Valentino travels the world as Paris menswear gets romantic
PARIS (AP) — The photogenic front row at Valentino’s show had “Riverdale” actor Charles Melton, NBA player Jaylen Brown and Stevie Wonder’s model son Kailand Morris among the seated notables, ensuring cameras stayed busy snapping at Paris Fashion Week.
However, the vibrant collection didn’t need VIPs to promote its message, a color-rich ode to world culture.
Designer Virgil Abloh, meanwhile, literally sent spring wafting into the air Wednesday with the offering for his Off-White brand, which attracted renewed interest after the designer last year became artistic director for Louis Vuitton menswear - the first African-American to head a major European fashion house.
Here are some highlights of the men’s spring-summer 2020 runway shows.
VALENTINO’S EXOTIC UTOPIA
Designer Pierpaolo Piccioli crossed frontiers, mixed high and low, and blurred cultural boundaries to bring back an encyclopedic show.
A brown djellaba, a loose robe traditionally from North Africa’s Maghreb region, appeared on top of a pair of gray sartorial office pants. Camouflage print sneakers capped the look in a clever, triple contradiction that is typical of the cerebral Italian designer.
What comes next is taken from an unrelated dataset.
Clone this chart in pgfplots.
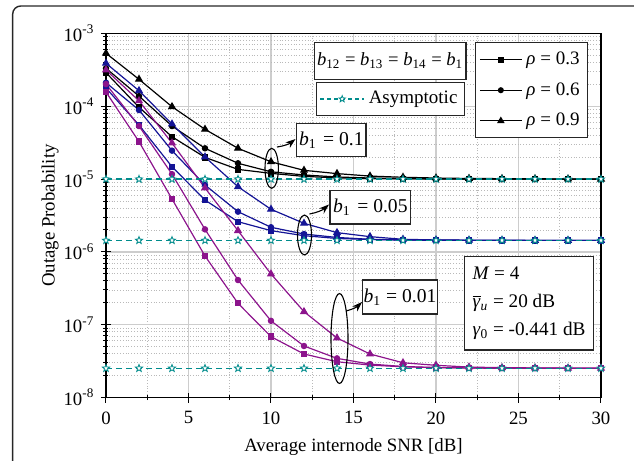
\documentclass[border=0pt]{standalone}
\usepackage{pgfplots}
\pgfplotsset{compat=1.18}
\usepackage{fontspec}
\setmainfont{Liberation Serif}
\usetikzlibrary{plotmarks,arrows.meta}
\definecolor{cblue}{RGB}{20,20,150}
\definecolor{cmag}{RGB}{140,20,140}
\definecolor{cteal}{RGB}{0,140,140}
\definecolor{gridmaj}{RGB}{205,205,205}
\definecolor{gridmin}{RGB}{185,185,185}
\newcommand{\fs}{\fontsize{9.4}{11}\selectfont}
\pgfdeclareplotmark{ostar}{%
  \pgfpathmoveto{\pgfpointpolar{90}{\pgfplotmarksize}}%
  \pgfpathlineto{\pgfpointpolar{126}{0.42\pgfplotmarksize}}%
  \pgfpathlineto{\pgfpointpolar{162}{\pgfplotmarksize}}%
  \pgfpathlineto{\pgfpointpolar{198}{0.42\pgfplotmarksize}}%
  \pgfpathlineto{\pgfpointpolar{234}{\pgfplotmarksize}}%
  \pgfpathlineto{\pgfpointpolar{270}{0.42\pgfplotmarksize}}%
  \pgfpathlineto{\pgfpointpolar{306}{\pgfplotmarksize}}%
  \pgfpathlineto{\pgfpointpolar{342}{0.42\pgfplotmarksize}}%
  \pgfpathlineto{\pgfpointpolar{18}{\pgfplotmarksize}}%
  \pgfpathlineto{\pgfpointpolar{54}{0.42\pgfplotmarksize}}%
  \pgfpathclose
  \pgfusepathqfillstroke}
\begin{document}
\fs
\begin{tikzpicture}[font=\fs]
\useasboundingbox (0,0) rectangle (317pt,-230.5pt);
\begin{axis}[
  at={(53pt,-198.75pt)}, anchor=south west,
  scale only axis, width=247.5pt, height=182pt,
  xmin=0, xmax=30, ymin=1e-8, ymax=1e-3, ymode=log,
  xtick={0,5,...,30}, minor x tick num=1,
  ytick={1e-8,1e-7,1e-6,1e-5,1e-4,1e-3},
  yticklabels={10\textsuperscript{-8},10\textsuperscript{-7},10\textsuperscript{-6},10\textsuperscript{-5},10\textsuperscript{-4},10\textsuperscript{-3}},
  grid=both,
  major grid style={gridmaj, line width=0.6pt},
  minor grid style={gridmin, densely dotted, line width=0.45pt},
  tick align=center, tick pos=left,
  major tick length=5pt, minor tick length=2.5pt,
  every tick/.style={black, line width=0.5pt},
  axis line style={line width=0.6pt},
  xlabel={Average internode SNR [dB]},
  ylabel={Outage Probability},
  tick label style={font=\fs},
  xticklabel style={yshift=-1.2pt},
  label style={font=\fs},
  ylabel style={yshift=-4pt},
  xlabel style={yshift=-0.5pt},
  /pgf/number format/assume math mode=true,
  legend style={at={(0.974,0.976)}, anchor=north east, draw=black!85, line width=0.6pt, fill=white, font=\fontsize{9.5}{11}\selectfont, row sep=3.6pt, inner xsep=2pt, inner ysep=2.5pt},
  legend cell align=left,
  legend image code/.code={\draw[mark repeat=2,mark phase=2] plot coordinates {(0pt,0pt) (10.5pt,0pt) (21pt,0pt)};},
]
\addlegendimage{black, line width=0.6pt, mark=square*, mark size=1.2pt}
\addlegendentry{\textit{ρ} = 0.3}
\addlegendimage{black, line width=0.6pt, mark=*, mark size=1.2pt}
\addlegendentry{\textit{ρ} = 0.6}
\addlegendimage{black, line width=0.6pt, mark=triangle*, mark size=1.6pt}
\addlegendentry{\textit{ρ} = 0.9}

% b1 = 0.1 (black)
\addplot[forget plot, black, line width=0.6pt, mark=square*, mark size=1.3pt] coordinates {
(0,2.90e-4) (2,9.7e-5) (4,3.82e-5) (6,1.99e-5) (8,1.36e-5) (10,1.20e-5) (12,1.09e-5) (14,1.04e-5)
(16,1.02e-5) (18,1.01e-5) (20,1.005e-5) (22,1.0e-5) (24,1.0e-5) (26,1.0e-5) (28,1.0e-5) (30,1.0e-5)};
\addplot[forget plot, black, line width=0.6pt, mark=*, mark size=1.3pt] coordinates {
(0,3.33e-4) (2,1.38e-4) (4,5.36e-5) (6,2.65e-5) (8,1.65e-5) (10,1.26e-5) (12,1.14e-5) (14,1.07e-5)
(16,1.035e-5) (18,1.02e-5) (20,1.01e-5) (22,1.005e-5) (24,1.0e-5) (26,1.0e-5) (28,1.0e-5) (30,1.0e-5)};
\addplot[forget plot, black, line width=0.6pt, mark=triangle*, mark size=1.8pt] coordinates {
(0,5.35e-4) (2,2.35e-4) (4,9.88e-5) (6,4.83e-5) (8,2.65e-5) (10,1.73e-5) (12,1.32e-5) (14,1.19e-5)
(16,1.10e-5) (18,1.06e-5) (20,1.035e-5) (22,1.02e-5) (24,1.015e-5) (26,1.01e-5) (28,1.005e-5) (30,1.0e-5)};
% b1 = 0.05 (blue)
\addplot[forget plot, cblue, line width=0.6pt, mark=square*, mark size=1.3pt] coordinates {
(0,1.78e-4) (2,5.53e-5) (4,1.48e-5) (6,5.16e-6) (8,2.60e-6) (10,1.96e-6) (12,1.67e-6) (14,1.53e-6)
(16,1.48e-6) (18,1.455e-6) (20,1.445e-6) (22,1.44e-6) (24,1.44e-6) (26,1.44e-6) (28,1.44e-6) (30,1.44e-6)};
\addplot[forget plot, cblue, line width=0.6pt, mark=*, mark size=1.3pt] coordinates {
(0,2.11e-4) (2,8.89e-5) (4,2.46e-5) (6,8.30e-6) (8,3.57e-6) (10,2.18e-6) (12,1.76e-6) (14,1.58e-6)
(16,1.49e-6) (18,1.46e-6) (20,1.45e-6) (22,1.44e-6) (24,1.44e-6) (26,1.44e-6) (28,1.44e-6) (30,1.44e-6)};
\addplot[forget plot, cblue, line width=0.6pt, mark=triangle*, mark size=1.8pt] coordinates {
(0,3.90e-4) (2,1.64e-4) (4,5.71e-5) (6,2.01e-5) (8,7.86e-6) (10,3.85e-6) (12,2.47e-6) (14,1.84e-6)
(16,1.62e-6) (18,1.49e-6) (20,1.46e-6) (22,1.45e-6) (24,1.445e-6) (26,1.44e-6) (28,1.44e-6) (30,1.44e-6)};
% b1 = 0.01 (magenta)
\addplot[forget plot, cmag, line width=0.6pt, mark=square*, mark size=1.3pt] coordinates {
(0,1.57e-4) (2,3.27e-5) (4,5.33e-6) (6,8.79e-7) (8,1.97e-7) (10,6.85e-8) (12,3.96e-8) (14,3.10e-8)
(16,2.79e-8) (18,2.64e-8) (20,2.57e-8) (22,2.54e-8) (24,2.52e-8) (26,2.52e-8) (28,2.52e-8) (30,2.52e-8)};
\addplot[forget plot, cmag, line width=0.6pt, mark=*, mark size=1.3pt] coordinates {
(0,2.02e-4) (2,5.36e-5) (4,1.17e-5) (6,2.04e-6) (8,4.11e-7) (10,1.13e-7) (12,5.10e-8) (14,3.45e-8)
(16,2.88e-8) (18,2.67e-8) (20,2.58e-8) (22,2.55e-8) (24,2.53e-8) (26,2.52e-8) (28,2.52e-8) (30,2.52e-8)};
\addplot[forget plot, cmag, line width=0.6pt, mark=triangle*, mark size=1.8pt] coordinates {
(0,3.15e-4) (2,1.19e-4) (4,3.13e-5) (6,7.55e-6) (8,1.96e-6) (10,4.97e-7) (12,1.51e-7) (14,6.57e-8)
(16,3.96e-8) (18,3.0e-8) (20,2.77e-8) (22,2.62e-8) (24,2.57e-8) (26,2.55e-8) (28,2.53e-8) (30,2.52e-8)};
% asymptotic
\addplot[forget plot, cteal, line width=0.65pt, dash pattern=on 3pt off 2pt, mark=ostar, mark size=1.9pt, mark options={solid, fill=white, line width=0.4pt}] coordinates {
(0,1e-5) (2,1e-5) (4,1e-5) (6,1e-5) (8,1e-5) (10,1e-5) (12,1e-5) (14,1e-5)
(16,1e-5) (18,1e-5) (20,1e-5) (22,1e-5) (24,1e-5) (26,1e-5) (28,1e-5) (30,1e-5)};
\addplot[forget plot, cteal, line width=0.65pt, dash pattern=on 3pt off 2pt, mark=ostar, mark size=1.9pt, mark options={solid, fill=white, line width=0.4pt}] coordinates {
(0,1.44e-6) (2,1.44e-6) (4,1.44e-6) (6,1.44e-6) (8,1.44e-6) (10,1.44e-6) (12,1.44e-6) (14,1.44e-6)
(16,1.44e-6) (18,1.44e-6) (20,1.44e-6) (22,1.44e-6) (24,1.44e-6) (26,1.44e-6) (28,1.44e-6) (30,1.44e-6)};
\addplot[forget plot, cteal, line width=0.65pt, dash pattern=on 3pt off 2pt, mark=ostar, mark size=1.9pt, mark options={solid, fill=white, line width=0.4pt}] coordinates {
(0,2.52e-8) (2,2.52e-8) (4,2.52e-8) (6,2.52e-8) (8,2.52e-8) (10,2.52e-8) (12,2.52e-8) (14,2.52e-8)
(16,2.52e-8) (18,2.52e-8) (20,2.52e-8) (22,2.52e-8) (24,2.52e-8) (26,2.52e-8) (28,2.52e-8) (30,2.52e-8)};
\end{axis}

\begin{axis}[
  at={(53pt,-198.75pt)}, anchor=south west,
  scale only axis, width=247.5pt, height=182pt,
  hide axis, xmin=0, xmax=1, ymin=0, ymax=1,
  legend style={at={(0.4242,0.8676)}, anchor=north west, draw=black!85, line width=0.6pt, fill=white, font=\fontsize{9.5}{11}\selectfont, inner xsep=1.5pt, inner ysep=2.5pt},
  legend image code/.code={\draw[mark repeat=2,mark phase=2] plot coordinates {(0pt,0pt) (11pt,0pt) (22pt,0pt)};},
]
\addlegendimage{cteal, line width=0.6pt, dash pattern=on 2pt off 1.5pt, mark=ostar, mark size=1.7pt, mark options={solid, fill=white, line width=0.4pt}}
\addlegendentry{Asymptotic}
\end{axis}

\begin{scope}[x=0.5pt,y=-0.5pt]
\draw[black!85, line width=0.7pt, rounded corners=4pt] (12.7,480) -- (12.7,6) -- (660,6);
\node[draw=black!85, line width=0.6pt, fill=white, minimum width=75.85pt, minimum height=18.5pt, inner sep=0pt, font=\fontsize{9.3}{11}\selectfont] at (390.15,60.8)
  {\textit{b}\textsubscript{12} = \textit{b}\textsubscript{13} = \textit{b}\textsubscript{14} = \textit{b}\textsubscript{1}};
\node[draw=black!85, line width=0.6pt, fill=white, minimum width=34.65pt, minimum height=16.7pt, inner sep=0pt, font=\fontsize{9.8}{11}\selectfont] at (331.35,140)
  {\textit{b}\textsubscript{1}\,\,= 0.1};
\node[draw=black!85, line width=0.6pt, fill=white, minimum width=40.35pt, minimum height=16.75pt, inner sep=0pt, font=\fontsize{9.8}{11}\selectfont] at (370.35,207.25)
  {\textit{b}\textsubscript{1}\,\,= 0.05};
\node[draw=black!85, line width=0.6pt, fill=white, minimum width=37.3pt, minimum height=17pt, inner sep=0pt, font=\fontsize{9.8}{11}\selectfont] at (400,297)
  {\textit{b}\textsubscript{1} = 0.01};
\node[draw=black!85, line width=0.6pt, fill=white, minimum width=63.3pt, minimum height=46.65pt, inner xsep=4pt, align=left, font=\fontsize{9.6}{14}\selectfont] at (529,303.35)
  {\textit{M} = 4\\$\overline{\mbox{\textit{γ}}}$\textsubscript{\textit{u}} = 20 dB\\\textit{γ}\textsubscript{0} = -0.441 dB};
\draw[line width=0.55pt] (271.7,168.3) ellipse [x radius=6.7, y radius=20];
\draw[line width=0.55pt] (304.5,235) ellipse [x radius=7, y radius=20];
\draw[line width=0.55pt] (339.5,338.5) ellipse [x radius=8.5, y radius=45];
\draw[line width=0.55pt, -{Stealth[length=5pt,width=3.5pt]}] (277,147) to[bend right=15] (295.5,139);
\draw[line width=0.55pt, -{Stealth[length=5pt,width=3.5pt]}] (309.5,214) to[bend right=15] (329,204.5);
\draw[line width=0.55pt, -{Stealth[length=5pt,width=3.5pt]}] (346,311) to[bend right=15] (362,302);
\end{scope}
\end{tikzpicture}
\end{document}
It was a style the house nicely summed up as “exotic utopia.”
Combat-style shirts in eye-popping hues created the display’s highest creative point. Piccioli then channeled fantastical landscapes in sporty sweaters featuring luscious prints of trees and oceans. The designer credited the prints to the work of British artist Roger Dean, who applauded from the front row.
The only drawback of the 47-look ensemble was the contrasting colors and competing references, when worn altogether, sometimes came over a tad busy.
OFF-WHITE GOES ROMANTIC
Thousands of wild white flowers planted in a grassy field dazzled Off-White’s guests inside the Carreau du Temple show venue, a 19th century former market hall styled with decorative forged-iron.
The romantic decor seemed to be the starting point for menswear styles that shifted from the usual hard, urban Off-White aesthetic in a dreamier direction.
One cropped-sleeve sweater evoked gentleness with its thick, huggable knit and round, boxy shape; black combat pants below sported a soft touch, owing to fine speckles of white paint.
Elsewhere, a sheer white anorak in loose, lightweight material seemed to float down the torso; its long A-line shape cleverly evoking a 19th-century Parisian dandy’s evening coat.
The piece de resistance? A giant arty patchwork scarf with intricate detailing that enveloped the model and recalled the paintings of Austrian symbolist Gustav Klimt.
Fenty, the new fashion house of singer-turned-designer Rihanna, is rolling out clothes online on a “See-Now-Buy-Now” basis to coincide with fashion week.
It’s an open question whether this kind of business model will garner the same attention as a conventional catwalk show, but commentators say Rihanna’s immense personal celebrity will bridge the gap.
The 31-year-old marked the launch of the online collection, entitled “Release 6-19,” with a pop-up at New York luxury store The Webster until the end of June.
Previews of the garments were sent by the LVMH-owned house to media and featured color-rich, sportswear-infused dresses with ruched detailing.
Meanwhile, oversize printed T-shirts, which Fenty said were aimed at “championing the immigrant experience” of Barbados-born Rihanna, also were a centerpiece of the collection. The 31-year-old singer found fame after she moved to the United States for her career as a teenager.
Rihanna this year also made history by becoming the first black woman to head up a major Parisian luxury house.
The unisex collection by Parisian it-designer Alexandre Mattiussi was the first big hitter, Tuesday night, of the Paris menswear calendar.
Despite its lofty location, the grand Grand Palais, the spring-summer 2020 show was a study in tasteful minimalism.
Two neat rows of simple wooden chairs led to a bare runway. The clothes designs, which only sparingly used color, took up this pared-down vibe and ran with it.
Clean monochrome silhouettes emphasized the shoulder — be it the human shoulder exposed with garment’s arm lopped off, or a constructed, rounded or oversize shoulder that evoked the 80s.
Indeed, the 80s was a dominant theme. It produced one of the best looks in the show in the form of a statement fuchsia sleeveless jacket.
All the 54 looks were handled with sensitivity through a simple formula: Any bold item, such as a coat in zany monochrome gingham check, was paired with an unfussy black undergarment to perfectly toe the line between exuberance and elegance.